▶ Material
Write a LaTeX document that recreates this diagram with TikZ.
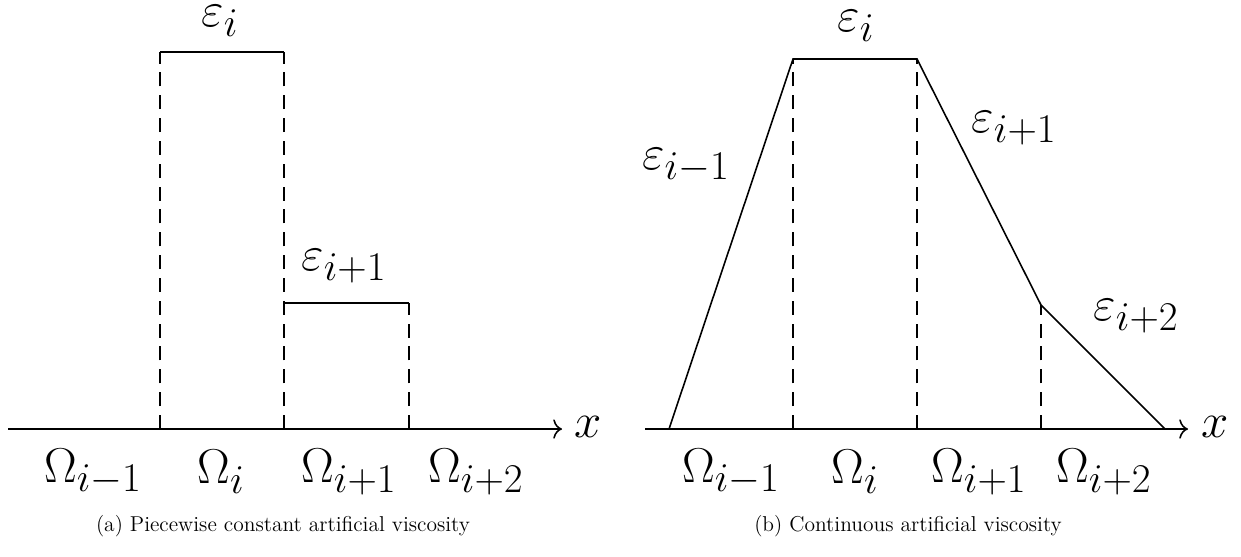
\documentclass[tikz,border=0pt]{standalone}
\usepackage{tikz}
\usetikzlibrary{arrows.meta}

\tikzset{
  lbl/.style={font=\Huge, scale=1.12, inner sep=0pt},
  capt/.style={font=\fontsize{12}{14}\selectfont, scale=1.02, inner sep=0pt},
  guide/.style={dash pattern=on 8pt off 5pt, line width=0.9pt},
  viscline/.style={line width=0.9pt},
  xaxis/.style={line width=0.9pt, -{To[length=5pt,width=11pt]}}
}

\begin{document}
\begin{tikzpicture}[x=0.02cm,y=-0.02cm]
  \useasboundingbox (0,0) rectangle (1241,556);
  % (a) piecewise constant
  \coordinate (La) at (8,429);
  \coordinate (Lb) at (562,429);
  \coordinate (L1) at (160,429);
  \coordinate (L2) at (284,429);
  \coordinate (L3) at (409,429);
  \coordinate (L1t) at (160,52);
  \coordinate (L2t) at (284,52);
  \coordinate (L2m) at (284,303);
  \coordinate (L3t) at (409,303);
  \node[lbl] (Lx) at (588,427) {$x$};
  \node[lbl] (LE0) at (220,21) {$\varepsilon_i$};
  \node[lbl] (LE1) at (344,266) {$\varepsilon_{i+1}$};
  \node[lbl] (LO0) at (93,472) {$\Omega_{i-1}$};
  \node[lbl] (LO1) at (221,472) {$\Omega_{i}$};
  \node[lbl] (LO2) at (349,472) {$\Omega_{i+1}$};
  \node[lbl] (LO3) at (476,472) {$\Omega_{i+2}$};
  \node[capt] (Lcap) at (283,526) {(a) Piecewise constant artificial viscosity};
  \draw[xaxis] (La) -- (Lb);
  \draw[guide] (L1) -- (L1t) (L2) -- (L2t) (L3) -- (L3t);
  \draw[viscline] (L1t) -- (L2t) (L2m) -- (L3t);
  % (b) continuous
  \coordinate (Ra) at (645,429);
  \coordinate (Rb) at (1188,429);
  \coordinate (P0) at (669,429);
  \coordinate (P1) at (793,59);
  \coordinate (P2) at (917,59);
  \coordinate (P3) at (1041,305);
  \coordinate (P4) at (1165,429);
  \coordinate (R1) at (793,429);
  \coordinate (R2) at (917,429);
  \coordinate (R3) at (1041,429);
  \node[lbl] (Rx) at (1215,427) {$x$};
  \node[lbl] (RE0) at (856,26) {$\varepsilon_i$};
  \node[lbl] (RE1) at (1014,128) {$\varepsilon_{i+1}$};
  \node[lbl] (REm) at (686,166) {$\varepsilon_{i-1}$};
  \node[lbl] (RE2) at (1136,316) {$\varepsilon_{i+2}$};
  \node[lbl] (RO0) at (731,472) {$\Omega_{i-1}$};
  \node[lbl] (RO1) at (855,472) {$\Omega_{i}$};
  \node[lbl] (RO2) at (979,472) {$\Omega_{i+1}$};
  \node[lbl] (RO3) at (1104,472) {$\Omega_{i+2}$};
  \node[capt] (Rcap) at (908,526) {(b) Continuous artificial viscosity};
  \draw[xaxis] (Ra) -- (Rb);
  \draw[guide] (R1) -- (P1) (R2) -- (P2) (R3) -- (P3);
  \draw[viscline] (P0) -- (P1) -- (P2) -- (P3) -- (P4);
\end{tikzpicture}
\end{document}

▶ Task goal
Make an exact copy of the listing above. Do not include the pictures.

▶ Result for this exercise
Write a LaTeX document that recreates this diagram with TikZ.
\documentclass[tikz,border=0pt]{standalone}
\usepackage{tikz}
\usetikzlibrary{arrows.meta}

\tikzset{
  lbl/.style={font=\Huge, scale=1.12, inner sep=0pt},
  capt/.style={font=\fontsize{12}{14}\selectfont, scale=1.02, inner sep=0pt},
  guide/.style={dash pattern=on 8pt off 5pt, line width=0.9pt},
  viscline/.style={line width=0.9pt},
  xaxis/.style={line width=0.9pt, -{To[length=5pt,width=11pt]}}
}

\begin{document}
\begin{tikzpicture}[x=0.02cm,y=-0.02cm]
  \useasboundingbox (0,0) rectangle (1241,556);
  % (a) piecewise constant
  \coordinate (La) at (8,429);
  \coordinate (Lb) at (562,429);
  \coordinate (L1) at (160,429);
  \coordinate (L2) at (284,429);
  \coordinate (L3) at (409,429);
  \coordinate (L1t) at (160,52);
  \coordinate (L2t) at (284,52);
  \coordinate (L2m) at (284,303);
  \coordinate (L3t) at (409,303);
  \node[lbl] (Lx) at (588,427) {$x$};
  \node[lbl] (LE0) at (220,21) {$\varepsilon_i$};
  \node[lbl] (LE1) at (344,266) {$\varepsilon_{i+1}$};
  \node[lbl] (LO0) at (93,472) {$\Omega_{i-1}$};
  \node[lbl] (LO1) at (221,472) {$\Omega_{i}$};
  \node[lbl] (LO2) at (349,472) {$\Omega_{i+1}$};
  \node[lbl] (LO3) at (476,472) {$\Omega_{i+2}$};
  \node[capt] (Lcap) at (283,526) {(a) Piecewise constant artificial viscosity};
  \draw[xaxis] (La) -- (Lb);
  \draw[guide] (L1) -- (L1t) (L2) -- (L2t) (L3) -- (L3t);
  \draw[viscline] (L1t) -- (L2t) (L2m) -- (L3t);
  % (b) continuous
  \coordinate (Ra) at (645,429);
  \coordinate (Rb) at (1188,429);
  \coordinate (P0) at (669,429);
  \coordinate (P1) at (793,59);
  \coordinate (P2) at (917,59);
  \coordinate (P3) at (1041,305);
  \coordinate (P4) at (1165,429);
  \coordinate (R1) at (793,429);
  \coordinate (R2) at (917,429);
  \coordinate (R3) at (1041,429);
  \node[lbl] (Rx) at (1215,427) {$x$};
  \node[lbl] (RE0) at (856,26) {$\varepsilon_i$};
  \node[lbl] (RE1) at (1014,128) {$\varepsilon_{i+1}$};
  \node[lbl] (REm) at (686,166) {$\varepsilon_{i-1}$};
  \node[lbl] (RE2) at (1136,316) {$\varepsilon_{i+2}$};
  \node[lbl] (RO0) at (731,472) {$\Omega_{i-1}$};
  \node[lbl] (RO1) at (855,472) {$\Omega_{i}$};
  \node[lbl] (RO2) at (979,472) {$\Omega_{i+1}$};
  \node[lbl] (RO3) at (1104,472) {$\Omega_{i+2}$};
  \node[capt] (Rcap) at (908,526) {(b) Continuous artificial viscosity};
  \draw[xaxis] (Ra) -- (Rb);
  \draw[guide] (R1) -- (P1) (R2) -- (P2) (R3) -- (P3);
  \draw[viscline] (P0) -- (P1) -- (P2) -- (P3) -- (P4);
\end{tikzpicture}
\end{document}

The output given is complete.